Em outras palavras, embora a mandíbula simplificada do mamífero talvez não tenha a força de uma mandíbula de crocodilo, seus complexos dentes eram capazes de compensar essa deficiência na alimentação e assim liberar os ossos adicionais da mandíbula para que assumissem tarefas mais elevadas.

Ou melhor, tarefas em frequências mais elevadas. Os pesquisadores propõem que uma das pressões seletivas que propeliram a evolução dos ouvido médio dos mamíferos pode ter sido identificar um suprimento firme de insetos, e até mesmo os seres humanos, não insetívoros, continuam altamente sensíveis aos sons agudos, como o zumbido de um mosquito.

O ouvido dos mamíferos também é muito competente para detectar sons muito discretos: quando uma onda de pressão agita o tímpano e os ossículos adjacentes, o movimento coordenado dos ossos ajuda a amplificar a energia da onda antes de transmiti-la.

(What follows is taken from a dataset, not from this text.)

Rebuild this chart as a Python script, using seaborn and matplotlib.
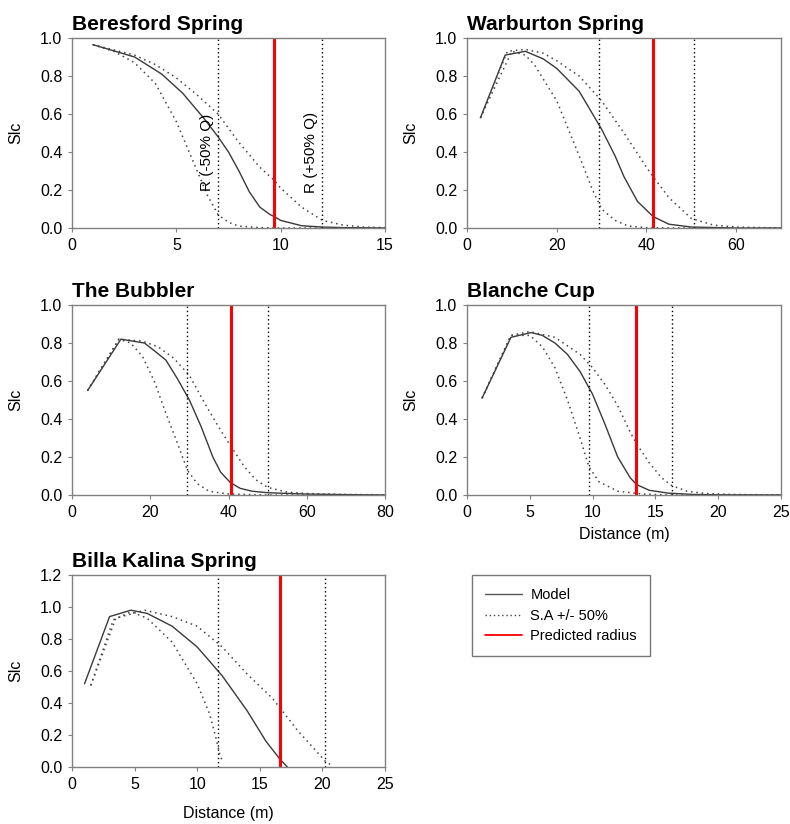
import numpy as np
import pandas as pd
import matplotlib
matplotlib.use("Agg")
import matplotlib.pyplot as plt
from matplotlib.lines import Line2D
import seaborn as sns

# --- data (distance in m, Slc) ---
beresford_model_x = [1, 3, 4.3, 5.3, 6.3, 7, 7.5, 8, 8.5, 9, 9.5, 9.7, 10, 11, 12, 13, 15]
beresford_model_y = [0.965, 0.90, 0.81, 0.71, 0.58, 0.48, 0.40, 0.30, 0.19, 0.11, 0.07, 0.06, 0.04, 0.012, 0.005, 0.002, 0.0]
beresford_low_x = [1, 2, 3, 4, 5, 5.5, 6, 6.5, 7, 7.5, 8, 9, 10, 15]
beresford_low_y = [0.965, 0.93, 0.87, 0.76, 0.56, 0.43, 0.30, 0.17, 0.07, 0.03, 0.01, 0.002, 0.0, 0.0]
beresford_high_x = [1, 3, 4, 5, 6, 7, 8, 9, 9.7, 10, 11, 12, 13, 14, 15]
beresford_high_y = [0.965, 0.91, 0.86, 0.79, 0.70, 0.60, 0.45, 0.32, 0.25, 0.21, 0.11, 0.04, 0.015, 0.005, 0.002]

warburton_model_x = [3, 8.5, 13, 17, 20, 25, 30, 33, 35, 38, 41.5, 45, 50, 60, 70]
warburton_model_y = [0.58, 0.91, 0.93, 0.89, 0.84, 0.72, 0.52, 0.38, 0.27, 0.14, 0.06, 0.02, 0.005, 0.0, 0.0]
warburton_low_x = [3, 10, 13, 15, 20, 25, 28, 30, 33, 36, 40, 45, 70]
warburton_low_y = [0.58, 0.93, 0.91, 0.86, 0.67, 0.38, 0.20, 0.10, 0.04, 0.01, 0.002, 0.0, 0.0]
warburton_high_x = [3, 9, 13, 17, 20, 25, 30, 35, 40, 41.5, 45, 50, 55, 60, 70]
warburton_high_y = [0.58, 0.93, 0.94, 0.92, 0.88, 0.80, 0.67, 0.50, 0.32, 0.27, 0.16, 0.05, 0.015, 0.005, 0.0]

bubbler_model_x = [4, 12.5, 18.5, 21, 24, 27, 30, 33, 36, 38, 40.5, 43, 46, 50, 60, 70, 80]
bubbler_model_y = [0.55, 0.82, 0.80, 0.76, 0.71, 0.61, 0.50, 0.36, 0.20, 0.12, 0.065, 0.035, 0.02, 0.012, 0.005, 0.002, 0.0]
bubbler_low_x = [4, 12, 15, 18, 21, 24, 27, 29.5, 32, 35, 40, 50, 80]
bubbler_low_y = [0.55, 0.82, 0.80, 0.73, 0.60, 0.43, 0.27, 0.13, 0.06, 0.02, 0.005, 0.0, 0.0]
bubbler_high_x = [4, 12, 18, 22, 26, 30, 34, 38, 40.5, 44, 47, 50, 55, 60, 70, 80]
bubbler_high_y = [0.55, 0.82, 0.81, 0.78, 0.72, 0.63, 0.48, 0.34, 0.26, 0.15, 0.08, 0.04, 0.015, 0.008, 0.003, 0.001]

blanche_model_x = [1.2, 3.5, 5.1, 6, 7, 8, 9, 10, 11, 12, 13, 13.5, 14.5, 16, 18, 20, 25]
blanche_model_y = [0.51, 0.83, 0.855, 0.84, 0.80, 0.74, 0.65, 0.53, 0.37, 0.20, 0.09, 0.055, 0.025, 0.01, 0.003, 0.001, 0.0]
blanche_low_x = [1.2, 3.5, 5, 6, 7, 8, 9, 9.7, 10.5, 12, 14, 16, 25]
blanche_low_y = [0.51, 0.84, 0.84, 0.78, 0.67, 0.50, 0.30, 0.15, 0.07, 0.02, 0.005, 0.0, 0.0]
blanche_high_x = [1.2, 3.5, 5, 7, 9, 10, 11, 12, 13, 13.5, 14.5, 15.5, 16.3, 17.5, 19, 21, 25]
blanche_high_y = [0.51, 0.84, 0.86, 0.83, 0.74, 0.67, 0.58, 0.47, 0.33, 0.27, 0.17, 0.09, 0.05, 0.02, 0.008, 0.003, 0.0]

billa_model_x = [1, 3, 4.7, 6, 8, 10, 12, 14, 15.5, 16.6, 17.2]
billa_model_y = [0.52, 0.94, 0.98, 0.96, 0.88, 0.75, 0.57, 0.35, 0.16, 0.05, 0.0]
billa_low_x = [1.5, 3.3, 4.7, 6, 8, 10, 11, 11.5, 11.8, 12]
billa_low_y = [0.51, 0.92, 0.97, 0.93, 0.78, 0.52, 0.33, 0.18, 0.08, 0.04]
billa_high_x = [1.5, 3.5, 5.8, 8, 10, 12, 14, 16, 16.6, 18, 19.5, 20.3, 20.8]
billa_high_y = [0.51, 0.93, 0.98, 0.94, 0.88, 0.75, 0.58, 0.43, 0.37, 0.23, 0.10, 0.03, 0.01]

spring_names = ["Beresford Spring", "Warburton Spring", "The Bubbler", "Blanche Cup", "Billa Kalina Spring"]
radius_low = [7, 29.5, 29.5, 9.7, 11.7]       # R at -50% Q
radius_high = [12, 50.7, 50, 16.3, 20.2]      # R at +50% Q
radius_pred = [9.7, 41.5, 40.6, 13.45, 16.6]  # predicted radius
x_max = [15, 70, 80, 25, 25]
x_step = [5, 20, 20, 5, 5]
y_max = [1.0, 1.0, 1.0, 1.0, 1.2]

series = [
    (beresford_model_x, beresford_model_y, beresford_low_x, beresford_low_y, beresford_high_x, beresford_high_y),
    (warburton_model_x, warburton_model_y, warburton_low_x, warburton_low_y, warburton_high_x, warburton_high_y),
    (bubbler_model_x, bubbler_model_y, bubbler_low_x, bubbler_low_y, bubbler_high_x, bubbler_high_y),
    (blanche_model_x, blanche_model_y, blanche_low_x, blanche_low_y, blanche_high_x, blanche_high_y),
    (billa_model_x, billa_model_y, billa_low_x, billa_low_y, billa_high_x, billa_high_y),
]

sns.set_style("white")
plt.rcParams['font.family'] = ['Liberation Sans', 'DejaVu Sans']
plt.rcParams['text.color'] = 'black'
plt.rcParams['axes.labelcolor'] = 'black'
plt.rcParams['xtick.color'] = 'black'
plt.rcParams['ytick.color'] = 'black'

fig = plt.figure(figsize=(7.9, 8.24), dpi=100)
W, H = 790, 824
# axes boxes in pixels (left, top, right, bottom)
boxes = [(72, 38, 385, 228), (467, 38, 781, 228),
         (72, 305, 385, 495), (467, 305, 781, 495),
         (72, 575, 385, 767)]

GREY = "#808080"
for i, name in enumerate(spring_names):
    l, t, r, b = boxes[i]
    ax = fig.add_axes([l / W, 1 - b / H, (r - l) / W, (b - t) / H])
    mx, my, lx, ly, hx, hy = series[i]

    # model and sensitivity curves
    sns.lineplot(x=mx, y=my, ax=ax, color="#3a3a3a", lw=1.0, sort=False)
    sns.lineplot(x=lx, y=ly, ax=ax, color="#444444", lw=1.1, linestyle=(0, (1, 2.5)), sort=False)
    sns.lineplot(x=hx, y=hy, ax=ax, color="#444444", lw=1.1, linestyle=(0, (1, 2.5)), sort=False)

    # radius markers
    ax.axvline(radius_low[i], color="black", lw=1.0, linestyle=(0, (1, 2)))
    ax.axvline(radius_high[i], color="black", lw=1.0, linestyle=(0, (1, 2)))
    ax.axvline(radius_pred[i], color="#ff0000", lw=2.2)

    ax.set_xlim(0, x_max[i])
    ax.set_ylim(0, y_max[i])
    ax.set_xticks(np.arange(0, x_max[i] + 0.1, x_step[i]))
    ax.set_yticks(np.arange(0, y_max[i] + 0.01, 0.2))
    ax.yaxis.set_major_formatter(matplotlib.ticker.FormatStrFormatter('%.1f'))
    ax.tick_params(axis='both', labelsize=11.5, length=3, width=0.8, color=GREY, direction='out',
                   left=True, bottom=True, pad=4)
    for sp in ax.spines.values():
        sp.set_color(GREY)
        sp.set_linewidth(1.0)

    ax.set_ylabel("Slc", fontsize=11.5, labelpad=12)
    ax.set_title(name, loc='left', fontsize=15, fontweight='bold', pad=6, x=0.0)

    if i == 0:
        ax.text(radius_low[i] - 0.55, 0.40, "R (-50% Q)", rotation=90, fontsize=11,
                ha='center', va='center')
        ax.text(radius_high[i] - 0.55, 0.40, "R (+50% Q)", rotation=90, fontsize=11,
                ha='center', va='center')
    if i == 3:
        ax.set_xlabel("Distance (m)", fontsize=11.5, labelpad=5)
    if i == 4:
        ax.set_xlabel("Distance (m)", fontsize=11.5, labelpad=10)

handles = [
    Line2D([], [], color="#555555", lw=1.0, label="Model"),
    Line2D([], [], color="#444444", lw=1.0, linestyle=(0, (1, 2)), label="S.A +/- 50%"),
    Line2D([], [], color="#ff0000", lw=1.3, label="Predicted radius"),
]
leg = fig.legend(handles=handles, loc='upper left', bbox_to_anchor=(472 / W, 1 - 575 / H),
                 frameon=True, fancybox=False, fontsize=10.5, handlelength=2.5, handletextpad=0.6,
                 borderpad=0.9, labelspacing=0.45, borderaxespad=0)
leg.get_frame().set_edgecolor("#555555")
leg.get_frame().set_linewidth(1.0)

fig.savefig("out.png", dpi=100)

Os primeiros mamíferos eram provavelmente noturnos, para melhor evitar os dinossauros, que costumavam caçar de dia, e ainda hoje muitos mamíferos preferem circular à noite. "Era fundamental para os mamíferos que seu elaborado sistema sensorial estivesse bem adaptado a um nicho noturno", disse Luo. Ou a um jantar à luz de velas na companhia de amigos de boa conversa.